A że była to impreza urodzinowa, więc nie mogło zabraknąć dmuchania świeczek. Uchowana figurka wozu strażackiego w końcu się doczekała. I to był już jej ostatni występ. Kinga wiedziała co z nią zrobić. Ciastoliny nie było, ale była masa marcepanowa :).
Dzieci! One potrafią się cieszyć! :) Jeszcze tak szalejącego i wspaniale bawiącego się Julka z rówieśnikiem jak dziś z Kingą to nie widziałąm :))).
I z Kubusiem :). Chłopaki zaczynają zauważać, że mają siebie :). Pewnie to dzięki temu, że ostatnio spedzają ze sobą więcej czasu.

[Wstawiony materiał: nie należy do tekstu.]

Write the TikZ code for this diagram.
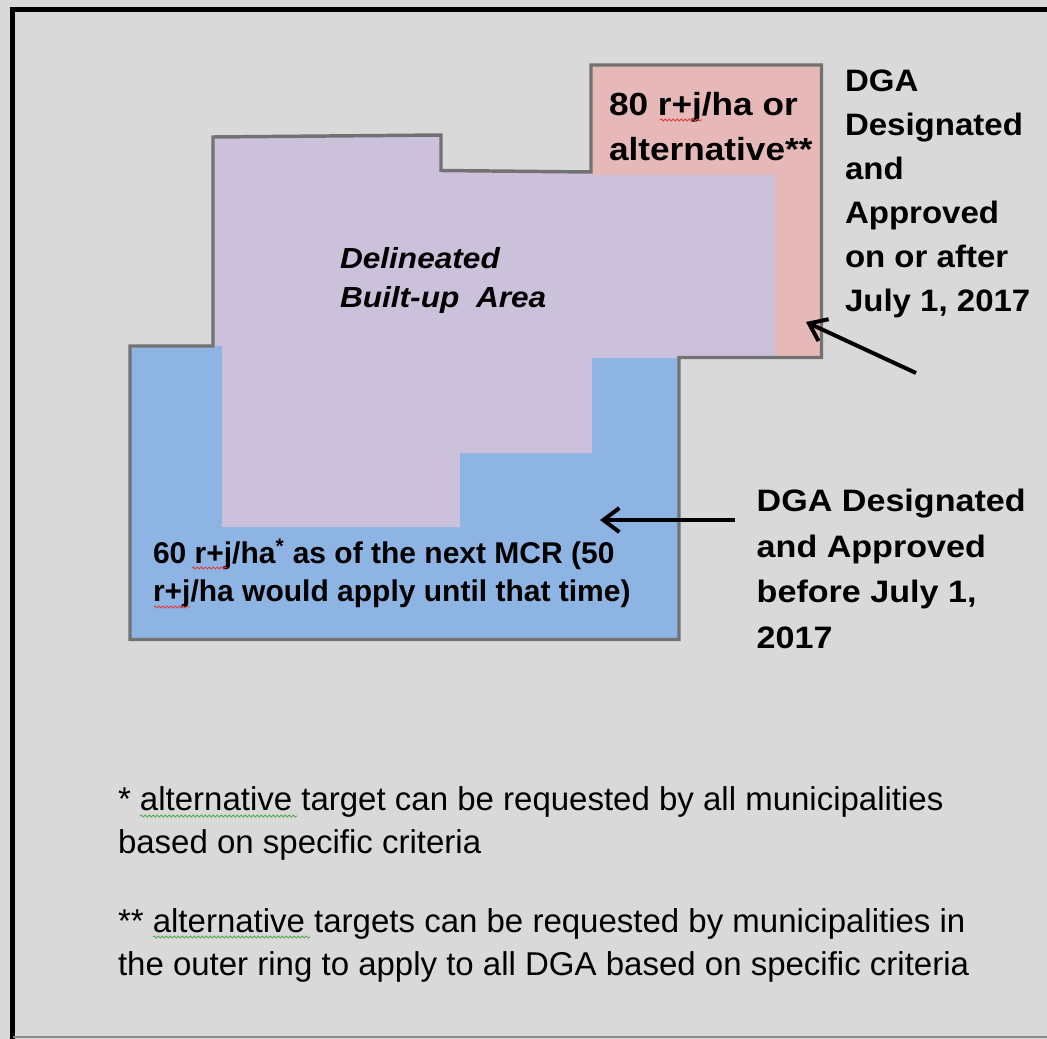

Z Michaliną najfajniej było na łóżku polowym :). A ile było całusów!!!
Filipek :). Najmniej absorbujące Dziecko.
A tak wyglądał koniec imprezy. My zajęci sprzątaniem, a Julek w długą ;).
2 komentarze:
Ale zabawa!!! Wspaniała! Tyle dzieci! Radość oglądać takie uśmiechnięte buzie :)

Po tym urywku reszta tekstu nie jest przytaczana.